In many ways, The Gladiator embodied these Enlightenment ideas. The use of the model of the Borghese Gladiator made the painting a sort of "modern genre image." Models of the Borghese Gladiator, such as the one in the image, were common items that were available for sale and display in the households of the professional upper class. The use of the Borghese Gladiator also upholds the idealistic, heroic, and classical ideals of The academy.

==The Theme of Learning==
The Gladiator references the theme of learning that characterizes The Enlightenment. Specifically, The Gladiator refers to the Lockean view of sight, a popular view that suggests that sight is what fuels the development of the intellect.
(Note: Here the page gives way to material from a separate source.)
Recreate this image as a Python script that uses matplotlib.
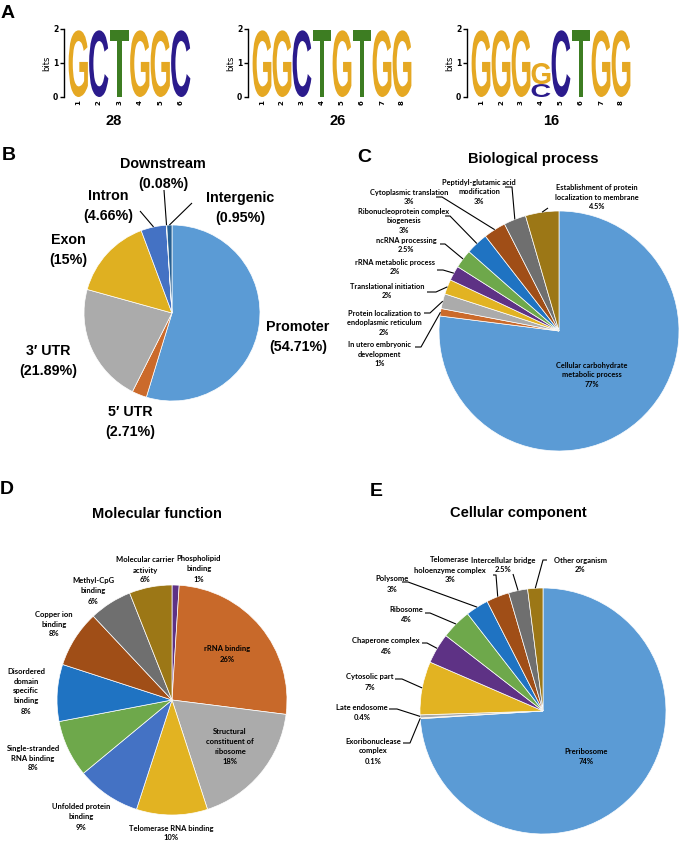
import numpy as np
import matplotlib
matplotlib.use("Agg")
import matplotlib.pyplot as plt
from matplotlib.textpath import TextPath
from matplotlib.patches import PathPatch
from matplotlib.font_manager import FontProperties
from matplotlib.transforms import Affine2D

W, H = 688, 844

# ---------------- data ----------------
# motif logos: each position is a stack (bottom -> top) of (base, bits)
motif_counts = ["28", "26", "16"]
motif1 = [[("G", 1.96)], [("C", 1.96)], [("T", 1.96)], [("G", 1.96)], [("G", 1.96)], [("C", 1.96)]]
motif2 = [[("G", 1.96)], [("G", 1.96)], [("C", 1.96)], [("T", 1.96)],
          [("G", 1.96)], [("T", 1.96)], [("G", 1.96)], [("G", 1.96)]]
motif3 = [[("G", 1.96)], [("G", 1.96)], [("G", 1.96)], [("C", 0.38), ("G", 0.62)],
          [("C", 1.96)], [("T", 1.96)], [("G", 1.96)], [("G", 1.96)]]

region_names = ["Promoter", "5\u2032 UTR", "3\u2032 UTR", "Exon", "Intron", "Downstream", "Intergenic"]
region_pct = [54.71, 2.71, 21.89, 15, 4.66, 0.08, 0.95]

bp_names = ["Cellular carbohydrate\nmetabolic process", "In utero embryonic\ndevelopment",
            "Protein localization to\nendoplasmic reticulum", "Translational initiation",
            "rRNA metabolic process", "ncRNA processing", "Ribonucleoprotein complex\nbiogenesis",
            "Cytoplasmic translation", "Peptidyl-glutamic acid\nmodification",
            "Establishment of protein\nlocalization to membrane"]
bp_pct = [77, 1, 2, 2, 2, 2.5, 3, 3, 3, 4.5]

mf_names = ["Phospholipid\nbinding", "rRNA binding", "Structural\nconstituent of\nribosome",
            "Telomerase RNA binding", "Unfolded protein\nbinding", "Single-stranded\nRNA binding",
            "Disordered\ndomain\nspecific\nbinding", "Copper ion\nbinding", "Methyl-CpG\nbinding",
            "Molecular carrier\nactivity"]
mf_pct = [1, 26, 18, 10, 9, 8, 8, 8, 6, 6]

cc_names = ["Preribosome", "Exoribonuclease\ncomplex", "Late endosome", "Cytosolic part",
            "Chaperone complex", "Ribosome", "Polysome", "Telomerase\nholoenzyme complex",
            "Intercellular bridge", "Other organism"]
cc_pct = [74, 0.1, 0.4, 7, 4, 4, 3, 3, 2.5, 2]

# ---------------- style ----------------
base_colors = {"G": "#E5A823", "C": "#2B1B8C", "T": "#3D7D22"}
region_colors = ["#5B9BD5", "#CB6A2B", "#ABABAB", "#DFB021", "#4472C4", "#6FA54A", "#265F92"]
go_colors = ["#5B9BD5", "#CB6A2B", "#ABABAB", "#E2B322", "#5E3285", "#6EA84B",
             "#1F73C2", "#A04E17", "#6F6F6F", "#9C7716"]
mf_colors = ["#5E3285", "#C8692A", "#ABABAB", "#E2B322", "#4472C4", "#6EA84B",
             "#1F73C2", "#A04E17", "#6F6F6F", "#9C7716"]

ARIAL = ["Liberation Sans", "DejaVu Sans"]
SMALL = ["Lato", "DejaVu Sans"]
letter_fp = FontProperties(family="Liberation Sans", weight="bold")

fig = plt.figure(figsize=(W / 100, H / 100), dpi=100)


def draw_letter(ax, ch, x, y, w, h, color):
    tp = TextPath((0, 0), ch, size=1, prop=letter_fp)
    bb = tp.get_extents()
    tr = Affine2D().translate(-bb.x0, -bb.y0).scale(w / bb.width, h / bb.height).translate(x, y)
    ax.add_patch(PathPatch(tr.transform_path(tp), fc=color, ec="none"))


def logo(box, stacks, count, count_x):
    x0, x1, ytop, ybot = box
    lax = fig.add_axes([x0 / W, 1 - ybot / H, (x1 - x0) / W, (ybot - ytop) / H])
    n = len(stacks)
    lax.set_xlim(0.5, n + 0.5)
    lax.set_ylim(0, 2)
    for i, stack in enumerate(stacks, start=1):
        base = 0
        for ch, h in stack:
            draw_letter(lax, ch, i - 0.47, base, 0.94, h, base_colors[ch])
            base += h
    for s in ["top", "right", "bottom"]:
        lax.spines[s].set_visible(False)
    lax.spines["left"].set_position(("outward", 3))
    lax.spines["left"].set_linewidth(1.0)
    lax.set_yticks([0, 1, 2], labels=["0", "1", "2"], fontsize=5.5, fontweight="bold")
    lax.tick_params(axis="y", length=3, width=1.0, pad=1)
    lax.set_xticks(range(1, n + 1), labels=[str(i) for i in range(1, n + 1)],
                   rotation=90, fontsize=5, fontweight="bold")
    lax.tick_params(axis="x", length=0, pad=2)
    lax.set_ylabel("bits", fontsize=6, labelpad=1)
    fig.text(count_x / W, 1 - 121 / H, count, fontsize=10.5, fontweight="bold",
             family=ARIAL, ha="center", va="center")


logo((68, 191, 29, 97), motif1, motif_counts[0], 114)
logo((252, 412, 29, 97), motif2, motif_counts[1], 338)
logo((471, 631, 29, 97), motif3, motif_counts[2], 551)

# ---------------- pies (pixel coordinates, y up) ----------------
ax = fig.add_axes([0, 0, 1, 1])


def P(x, y):
    return (x, H - y)


def pie(values, colors, cx, cy, r):
    wedges, _ = ax.pie(values, colors=colors, startangle=90, counterclock=False,
                       center=P(cx, cy), radius=r,
                       wedgeprops=dict(linewidth=0.5, edgecolor="white"))
    return wedges


def leaders(wedges, cx, cy, r, specs):
    c = P(cx, cy)
    for w, spec in zip(wedges, specs):
        if spec is None:
            continue
        a = np.deg2rad((w.theta1 + w.theta2) / 2)
        end = (c[0] + r * np.cos(a), c[1] + r * np.sin(a))
        pts = [P(*p) for p in spec] + [end]
        xs, ys = zip(*pts)
        ax.plot(xs, ys, color="black", lw=0.8, solid_capstyle="butt")


def labels(texts, positions, size, family, dy):
    # one text per line so the line pitch matches the reference
    for t, (x, y) in zip(texts, positions):
        lines = t.split("\n")
        n = len(lines)
        for k, line in enumerate(lines):
            yy = y + (k - (n - 1) / 2) * dy
            ax.text(*P(x, yy), line, ha="center", va="center",
                    fontsize=size, fontweight="bold", family=family)


# panel B
wb = pie(region_pct, region_colors, 172, 313, 88)
b_text = [f"{n}\n({v:g}%)" for n, v in zip(region_names, region_pct)]
labels(b_text, [(298, 337), (130, 422), (48, 361), (68, 250), (108, 206), (163, 174), (240, 208)],
       10.3, ARIAL, 19.5)
leaders(wb, 172, 313, 88, [None, None, None, None, [(140, 211)], [(164, 190)], [(192, 203)]])

# panel C
wc = pie(bp_pct, go_colors, 559, 331, 120)
labels([f"{n}\n{v:g}%" for n, v in zip(bp_names, bp_pct)],
       [(592, 375), (380, 354), (384, 323), (387, 291), (395, 267), (406, 245),
        (404, 221), (409, 197), (479, 192), (597, 197)], 5.3, SMALL, 9.4)
leaders(wc, 559, 331, 120,
        [None, [(415, 347), (421, 347)], [(424, 313), (430, 313)], [(427, 292), (436, 292)],
         [(437, 270), (443, 270)], [(440, 244), (445, 244)], [(445, 216), (450, 216)],
         [(436, 197), (442, 197)], [(505, 187), (512, 187)], [(548, 208)]])

# panel D
wd = pie(mf_pct, mf_colors, 172, 700, 115)
labels([f"{n}\n{v:g}%" for n, v in zip(mf_names, mf_pct)],
       [(199, 569), (227, 654), (230, 747), (171, 833), (81, 817), (33, 758),
        (26, 691), (54, 624), (93, 591), (145, 570)], 5.5, SMALL, 10)

# panel E
we = pie(cc_pct, go_colors, 543, 711, 123)
labels([f"{n}\n{v:g}%" for n, v in zip(cc_names, cc_pct)],
       [(586, 756), (373, 751), (362, 712), (370, 682), (386, 646), (406, 615),
        (392, 584), (450, 570), (503, 565), (580, 565)], 5.5, SMALL, 10)
leaders(we, 543, 711, 123,
        [None, [(403, 743), (410, 743)], [(389, 709), (397, 709)], [(395, 679), (402, 679)],
         [(422, 643), (427, 643)], [(425, 613), (430, 613)], [(402, 582), (408, 582)],
         [(493, 575), (496, 575)], [(513, 574)], [(547, 560), (543, 560)]])

# titles and panel letters
for t, (x, y) in zip(["Biological process", "Molecular function", "Cellular component"],
                     [(533, 159), (157, 514), (518, 513)]):
    ax.text(*P(x, y), t, ha="center", va="center", fontsize=10.5, fontweight="bold", family=ARIAL)
for t, (x, y) in zip("ABCDE", [(1, 13), (2, 155), (357, 157), (0, 490), (370, 491)]):
    ax.text(*P(x, y), t, ha="left", va="center", fontsize=14, fontweight="bold", family=ARIAL)

ax.set_aspect("auto")
ax.set_xlim(0, W)
ax.set_ylim(0, H)
ax.axis("off")

fig.savefig("out.png", dpi=100)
The darkness of the room has been suggested to serve as a metaphor for the space in the mind that will be filled with the new ideas that are developed through sight. The elderly man on the left, a scholar, appears to be presenting the Gladiator, which is made evident by his pose. He is pushing the Gladiator reproduction forward in a way that does not allow him a good view of the subject, but provides the perfect angle for his pupils. He is thought to be representative of the wisdom that the older generations provide and a reminder that a love of art and pursuit of knowledge can never be satisfied. He is the educator in these scene, with his two pupils observing and sketching the model. The idea of learning from sight is further supported by the drawings that the younger men are creating. This shows the “visual experience” of knowledge and thought.